Lawmakers in Washington are gearing up to pass three bills for the blockchain industry in an event they have dubbed “crypto week.”
The US Congress has been working on legislation that the crypto industry lobby says will help bring clarity to the industry and help it grow, primarily through two laws governing stablecoins and creating a crypto market structure. Congress is also considering a law preventing the creation of a central bank digital currency (CBDC).
Crypto has found support on both sides of the aisle, with Democratic and Republican lawmakers each making a number of amendments to the bills under consideration. Major crypto exchanges operating in the United States, like Coinbase, have stepped up their campaigning for the legislation as well.

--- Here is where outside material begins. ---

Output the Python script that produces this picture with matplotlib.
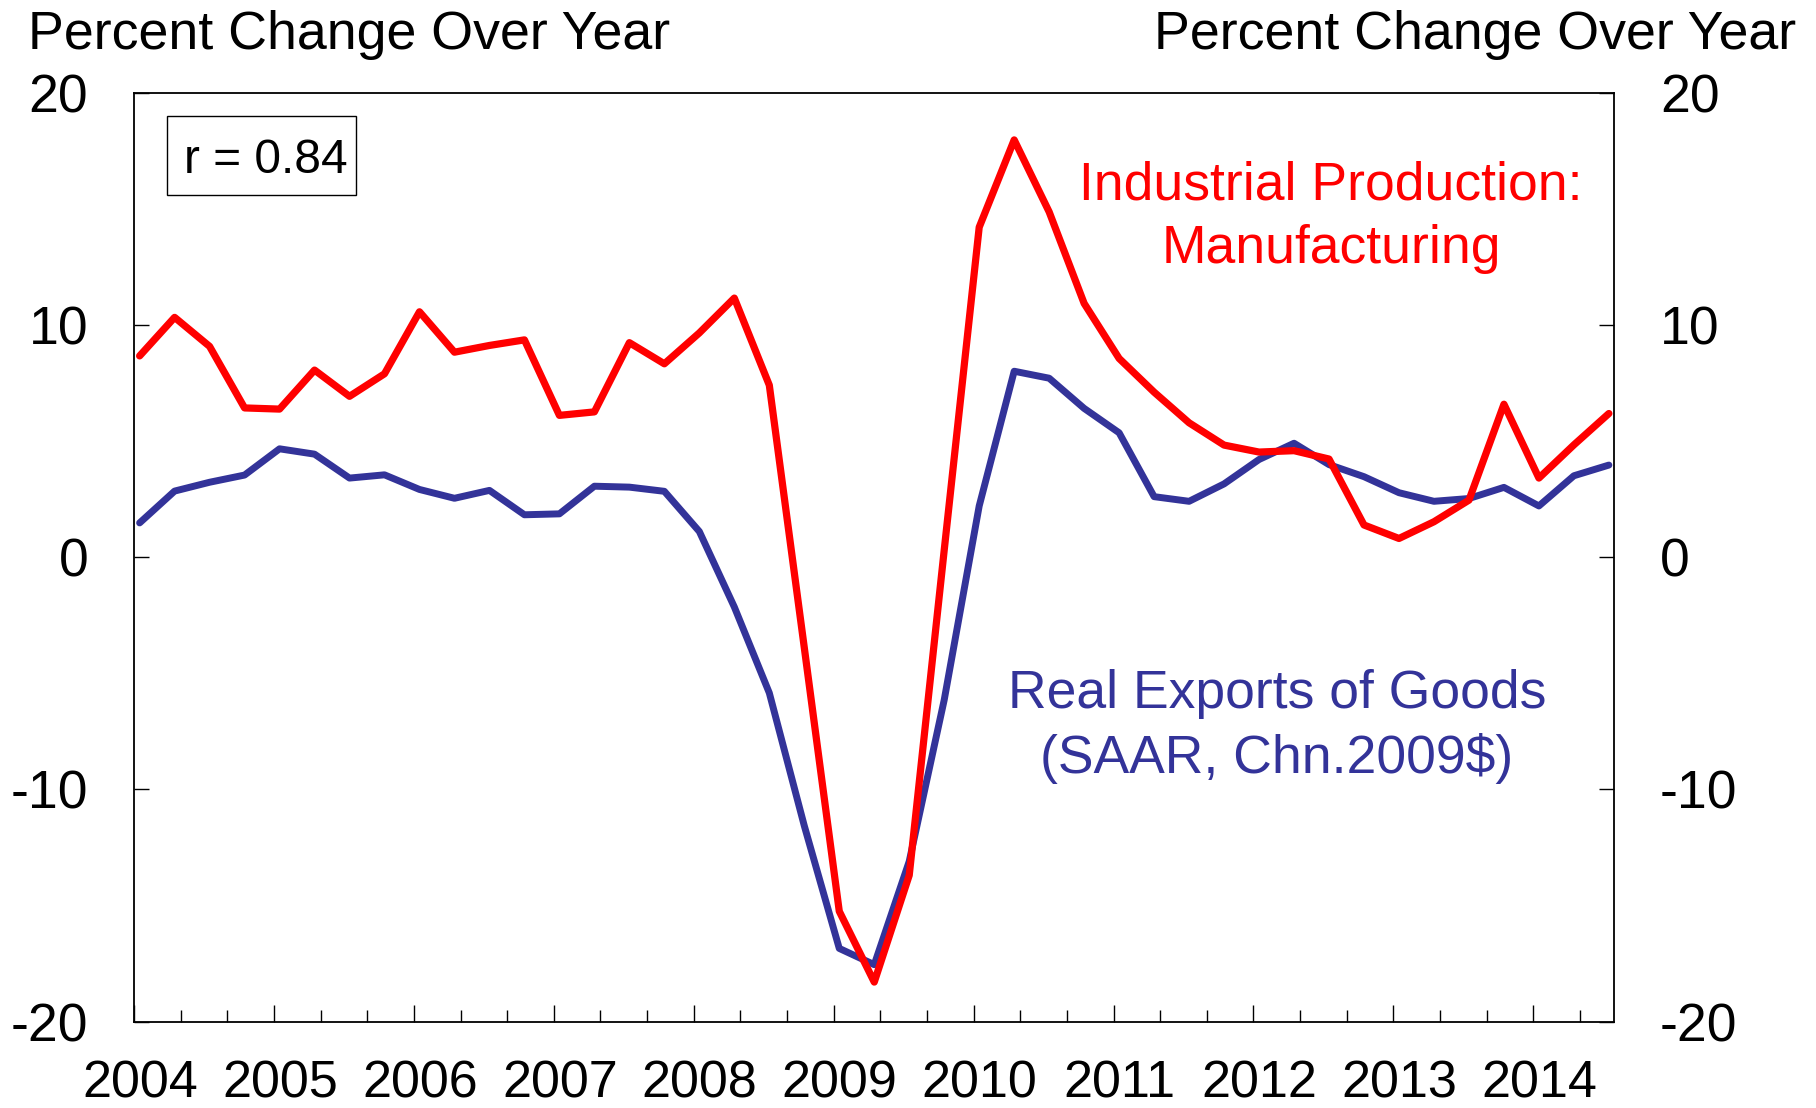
import matplotlib as mpl
mpl.use('Agg')
import matplotlib.pyplot as plt
from matplotlib.patches import Rectangle
from matplotlib.transforms import ScaledTranslation

plt.rcParams['font.family'] = ['Liberation Sans', 'DejaVu Sans']
plt.rcParams['axes.unicode_minus'] = False

# quarterly data, 2004 Q1 to 2014 Q3 (percent change over year)
first_year = 2004
years = list(range(2004, 2015))
year_labels = [str(y) for y in years]
yticks = [-20, -10, 0, 10, 20]
ytick_labels = ['-20', '-10', '0', '10', '20']

manufacturing = [8.66, 10.32, 9.07, 6.42, 6.37, 8.05, 6.92, 7.89,
                 10.56, 8.82, 9.11, 9.35, 6.10, 6.25, 9.23, 8.32,
                 9.65, 11.15, 7.40, -3.9, -15.25, -18.3, -13.7, 0.3,
                 14.2, 17.96, 14.86, 10.92, 8.55, 7.10, 5.78, 4.82,
                 4.52, 4.58, 4.22, 1.38, 0.80, 1.52, 2.45, 6.58,
                 3.40, 4.83, 6.18]

exports = [1.47, 2.84, 3.22, 3.53, 4.66, 4.43, 3.40, 3.54,
           2.91, 2.53, 2.87, 1.82, 1.86, 3.05, 3.01, 2.83,
           1.10, -2.15, -5.85, -11.57, -16.85, -17.55, -13.1, -6.15,
           2.2, 8.0, 7.7, 6.4, 5.35, 2.6, 2.4, 3.15,
           4.2, 4.9, 3.98, 3.46, 2.77, 2.40, 2.52, 3.0,
           2.2, 3.5, 3.96]

# position of each quarter (first month of the quarter)
X = [first_year + k / 4 + 0.04 for k in range(len(manufacturing))]

fig = plt.figure(figsize=(18.16, 11.08), dpi=100)
ax = fig.add_axes([0.0738, 0.0780, 0.8150, 0.8385])

ax.plot(X, exports, color='#333399', lw=5.0, solid_joinstyle='round', solid_capstyle='round')
ax.plot(X, manufacturing, color='#ff0000', lw=5.2, solid_joinstyle='round', solid_capstyle='round')

ax.set_xlim(2004, 2014.577)
ax.set_ylim(-20, 20)

for s in ax.spines.values():
    s.set_linewidth(1.3)

ax.set_yticks(yticks)
ax.set_yticklabels(ytick_labels)
ax.tick_params(axis='y', direction='in', length=11, width=1, left=True, right=True,
               labelleft=True, labelright=True, labelsize=38.5, pad=33)

ax.set_xticks(years)
ax.set_xticklabels(year_labels)
minor = [y + f for y in years for f in (1 / 3, 2 / 3) if y + f < 2014.577]
ax.set_xticks(minor, minor=True)
ax.tick_params(axis='x', which='major', direction='in', length=12, width=1,
               labelsize=37.5, pad=27)
ax.tick_params(axis='x', which='minor', direction='in', length=9, width=1)
shift = ScaledTranslation(6 / 100, 0, fig.dpi_scale_trans)
for lab in ax.get_xticklabels():
    lab.set_transform(lab.get_transform() + shift)

# titles of both axes
fig.text(28 / 1816, 1 - 49 / 1108, 'Percent Change Over Year', ha='left', va='baseline', fontsize=38.7)
fig.text(1796 / 1816, 1 - 49 / 1108, 'Percent Change Over Year', ha='right', va='baseline', fontsize=38.7)

# correlation box
fig.patches.append(Rectangle((166.5 / 1816, 1 - 195 / 1108), 189 / 1816, 79 / 1108,
                             transform=fig.transFigure, fill=False, ec='black', lw=1))
fig.text(184 / 1816, 1 - 173 / 1108, 'r = 0.84', ha='left', va='baseline', fontsize=34.5)

# series labels
fig.text(1331 / 1816, 1 - 200 / 1108, 'Industrial Production:', color='#ff0000',
         ha='center', va='baseline', fontsize=38.5)
fig.text(1331 / 1816, 1 - 263 / 1108, 'Manufacturing', color='#ff0000',
         ha='center', va='baseline', fontsize=38.5)
fig.text(1277 / 1816, 1 - 708 / 1108, 'Real Exports of Goods', color='#333399',
         ha='center', va='baseline', fontsize=38.5)
fig.text(1277 / 1816, 1 - 773 / 1108, '(SAAR, Chn.2009$)', color='#333399',
         ha='center', va='baseline', fontsize=38.5)

plt.savefig('out.png', dpi=100)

With Congress set to take action on three critical bills during Crypto Week, here’s a look at what they’re considering and what it means for the crypto industry.

Crypto week aims to pass three bills into law
The US House Financial Services Committee announced Crypto Week would start on July 14. It will consider three bills, namely:
The Digital Asset Market Clarity Act (CLARITY Act)
Republican Representative French Hill introduced the CLARITY Act only at the end of June. The bill aims to provide a framework for the digital assets industry, including defining the roles of the Securities and Exchange Commission and the Commodity Futures Trading Commission (CFTC).
The crypto industry has long thought that the Howey test, as outlined in the Securities Act of 1933 and the Securities Exchange Act of 1934, is out of date and that the SEC should not apply it nor exercise jurisdiction over digital assets.
The CLARITY Act would “provide an exemption from the Securities Act of 1933’s registration requirement for offers of investment contracts involving digital commodities on mature blockchains that meet certain conditions.”
It also defines “mature” blockchains as networks that have a digital commodity “substantially derived from the use and functioning of the blockchain.” It can’t have user restrictions and must limit certain holders to less than 20% of ownership.